In a process of approach and retreat, paying attention to the thresholds of the horse you are dealing with, is how you would introduce your horse to new things. An example of this would be, you’re horse doesn’t want to go to the “scary end of the arena”. Ok, so following the suggestions above, you WOULDN’T make him go to the scary end directly. You’d approach and retreat until you made it to the end. You could ride him weaving your way back and forth in the arena doing rib bends. Feeling for his thresholds, when you feel him get tight, go to the safe side of his threshold just by a few feet, let him get soft and then cross the threshold just by a little bit. Over a few times, that original threshold will move closer and closer to the scary end of the arena. Before you know it, you’ll be using the whole arena. WHAT SCARY END? And you will have supported your horse mentally, emotionally and physically throughout this worried space. He will trust in you more as his leader because you took his emotions into consideration and helped him get through it without throwing him over his threshold edge, scaring him worse and making him worried about the decisions you made for him because you probably fought with him. Now he has to be worried about what worried him originally AND he has to feel worried about YOU too! He might have tried to run off, wouldn’t get soft because you were forcing him over his thresholds. If you try considering your horse’s emotions first, taking care of what he needs, you still accomplish your goal but you did it without a fight. You didn’t get bucked off. He didn’t have to get defensive and fight you through the process. It becomes a win/win for both. And you’ve just climbed the ladder to being a better leader in your horse’s eyes too!
If your horse is a spooky trail horse, you’ll need to make sure your leadership is in place in safe areas first!
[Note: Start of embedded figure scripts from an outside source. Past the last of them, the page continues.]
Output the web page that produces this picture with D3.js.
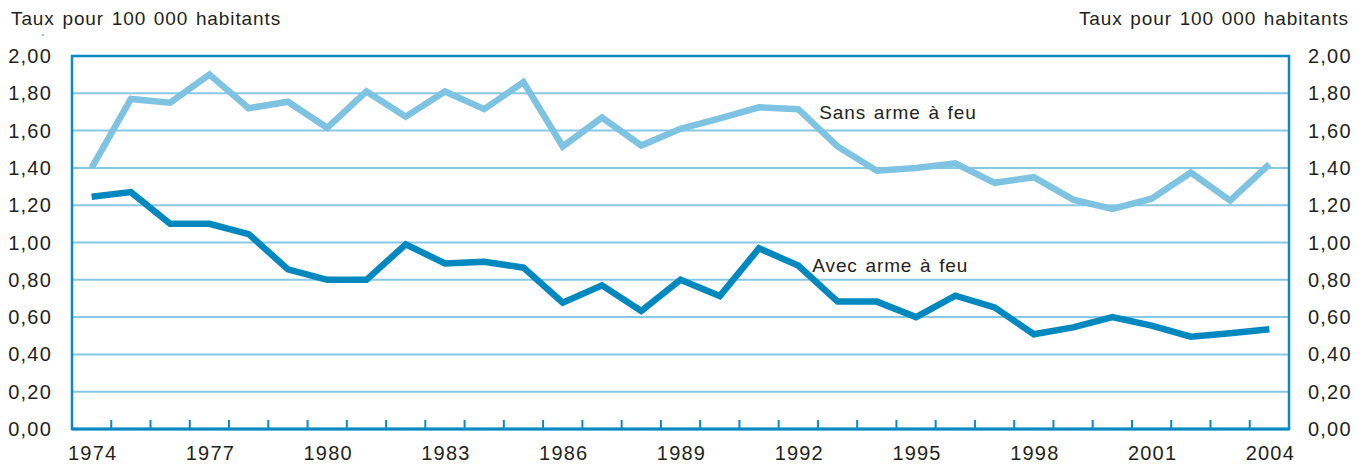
<!DOCTYPE html>
<html>
<head>
<meta charset="utf-8">
<script src="https://cdn.jsdelivr.net/npm/d3@7"></script>
<style>
  body { margin: 0; background: #fff; }
  svg text { font-family: "Liberation Sans Narrow", "Arial Narrow", "Liberation Sans", sans-serif; fill: #231f20; }
</style>
</head>
<body>
<div id="chart"></div>
<script>
// years 1974..2004
const years = d3.range(1974, 2005);
const tickYears = [1974, 1977, 1980, 1983, 1986, 1989, 1992, 1995, 1998, 2001, 2004];
const yTicks = [0, 0.2, 0.4, 0.6, 0.8, 1.0, 1.2, 1.4, 1.6, 1.8, 2.0];

// Sans arme à feu
const sansArme = [1.40, 1.77, 1.75, 1.90, 1.72, 1.755, 1.615, 1.81, 1.675, 1.81,
                  1.715, 1.86, 1.515, 1.67, 1.52, 1.61, 1.665, 1.725, 1.715, 1.515,
                  1.385, 1.40, 1.425, 1.32, 1.35, 1.23, 1.18, 1.235, 1.375, 1.225, 1.42];
// Avec arme à feu
const avecArme = [1.245, 1.27, 1.10, 1.10, 1.045, 0.856, 0.80, 0.80, 0.99, 0.888,
                  0.897, 0.865, 0.677, 0.77, 0.633, 0.80, 0.713, 0.969, 0.876, 0.683,
                  0.683, 0.60, 0.715, 0.652, 0.508, 0.545, 0.60, 0.554, 0.495, 0.513, 0.535];

const W = 1369, H = 466;
const margin = { top: 56, right: 80, bottom: 37, left: 72 };
const width = W - margin.left - margin.right,
      height = H - margin.top - margin.bottom;

const svg = d3.select("#chart").append("svg")
  .attr("width", W).attr("height", H);

const g = svg.append("g").attr("transform", `translate(${margin.left},${margin.top})`);

const x = d3.scaleBand().domain(years).range([0, width]).padding(0);
const y = d3.scaleLinear().domain([0, 2]).range([height, 0]);
const cx = d => x(d) + x.bandwidth() / 2;

const frameColor = "#0a89c2", gridColor = "#86c8e6";
const lightLine = "#7fc3e3", darkLine = "#0088bf";

// horizontal gridlines
g.append("g")
  .selectAll("line")
  .data(yTicks.filter(v => v > 0 && v < 2))
  .join("line")
    .attr("x1", 0).attr("x2", width)
    .attr("y1", d => y(d)).attr("y2", d => y(d))
    .attr("stroke", gridColor).attr("stroke-width", 2);

// frame
g.append("rect")
  .attr("x", 0).attr("y", 0).attr("width", width).attr("height", height)
  .attr("fill", "none").attr("stroke", frameColor).attr("stroke-width", 2.5);
g.append("line")
  .attr("x1", 0).attr("x2", width).attr("y1", height).attr("y2", height)
  .attr("stroke", frameColor).attr("stroke-width", 3);

// inner ticks at band boundaries
g.append("g")
  .selectAll("line")
  .data(years.slice(1))
  .join("line")
    .attr("x1", d => x(d)).attr("x2", d => x(d))
    .attr("y1", height).attr("y2", height - 9)
    .attr("stroke", frameColor).attr("stroke-width", 2);

// year labels
g.append("g")
  .selectAll("text")
  .data(tickYears)
  .join("text")
    .attr("x", d => cx(d) + 1).attr("y", height + 31)
    .attr("text-anchor", "middle")
    .style("font-size", "20px").style("letter-spacing", "1.2px")
    .text(d => d);

const fmt = d => d3.format(".2f")(d).replace(".", ",");

// left y labels
g.append("g")
  .selectAll("text")
  .data(yTicks)
  .join("text")
    .attr("x", -20).attr("y", d => y(d) + 7)
    .attr("text-anchor", "end")
    .style("font-size", "20px").style("letter-spacing", "1.2px")
    .text(fmt);

// right y labels
g.append("g")
  .selectAll("text")
  .data(yTicks)
  .join("text")
    .attr("x", width + 19).attr("y", d => y(d) + 7)
    .attr("text-anchor", "start")
    .style("font-size", "20px").style("letter-spacing", "1.2px")
    .text(fmt);

// lines
const line = d3.line()
  .x((d, i) => cx(years[i]))
  .y(d => y(d));

g.append("path").datum(sansArme)
  .attr("fill", "none").attr("stroke", lightLine)
  .attr("stroke-width", 6.5).attr("stroke-linejoin", "miter")
  .attr("d", line);

g.append("path").datum(avecArme)
  .attr("fill", "none").attr("stroke", darkLine)
  .attr("stroke-width", 6.5).attr("stroke-linejoin", "miter")
  .attr("d", line);

// series labels
const labelStyle = sel => sel
  .style("font-size", "19px").style("letter-spacing", "0.9px").style("word-spacing", "1.5px");

g.append("text")
  .attr("x", cx(1992) + 21).attr("y", y(1.66))
  .call(labelStyle)
  .text("Sans arme à feu");

g.append("text")
  .attr("x", cx(1992) + 14).attr("y", y(0.84))
  .call(labelStyle)
  .text("Avec arme à feu");

// axis titles
svg.append("text")
  .attr("x", 11).attr("y", 25)
  .call(labelStyle)
  .text("Taux pour 100 000 habitants");

svg.append("text")
  .attr("x", 1349).attr("y", 25)
  .attr("text-anchor", "end")
  .call(labelStyle)
  .text("Taux pour 100 000 habitants");

// small mark under left title
svg.append("line")
  .attr("x1", 42).attr("x2", 44).attr("y1", 35).attr("y2", 35)
  .attr("stroke", frameColor).attr("stroke-width", 1);
</script>
</body>
</html>
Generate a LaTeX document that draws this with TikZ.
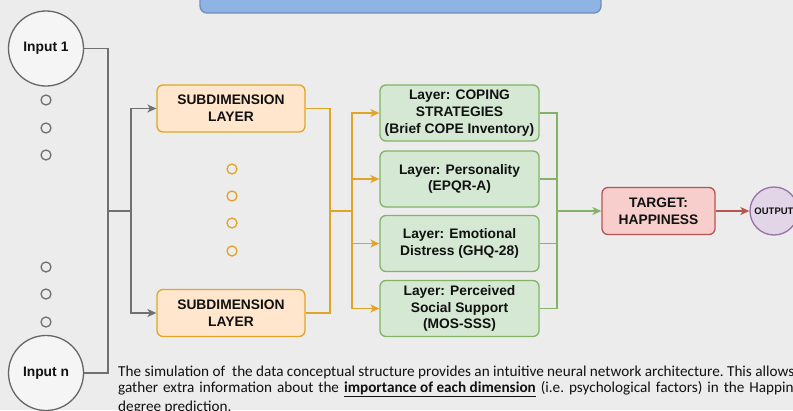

Before putting yourself out on a trail make sure you’re horse has gone through some scary simulations where he has to rely on you to help him stay safe. It won’t guarantee he won’t ever spook. Horses will always spook from time to time. Remember they are prey animals. However, we can help them look to us FIRST before just taking off to protect themselves when they get worried. You’ll need to prove this to your horse in a safe place first.
On the other side of this, and there is ALWAYS another side….Once your horse has accepted the scary thing, he’s become confident., he can then become dominant and all the sudden decide he’s not going over there. Then by all means,.you can put more pressure on him to do so. He might be challenging your leadership now. He’s calm and confident but just saying “no”. There will need to be a consequence for this. He still needs to stay between your reins and legs and go where you ask him to.
Every day could be different. Every situation can present different circumstances. But always try to offer the horse the best deal and the benefit of the doubt FIRST. After you’ve helped him with his worries, then you can be more persistent about getting what you want and still be fair to him.
There is a little saying that goes something like this: There is a wild horse within every domesticated horse. And there is a domesticated horse within every wild horse. Depending on a horse’s innate characteristic decides just how far beneath the skin the wild horse lives or the domesticated horse within the wild horse. Be aware of thresholds, use approach and retreat to help your horse become confident and curious towards what is worrying him. You’ll both be safer and happier!!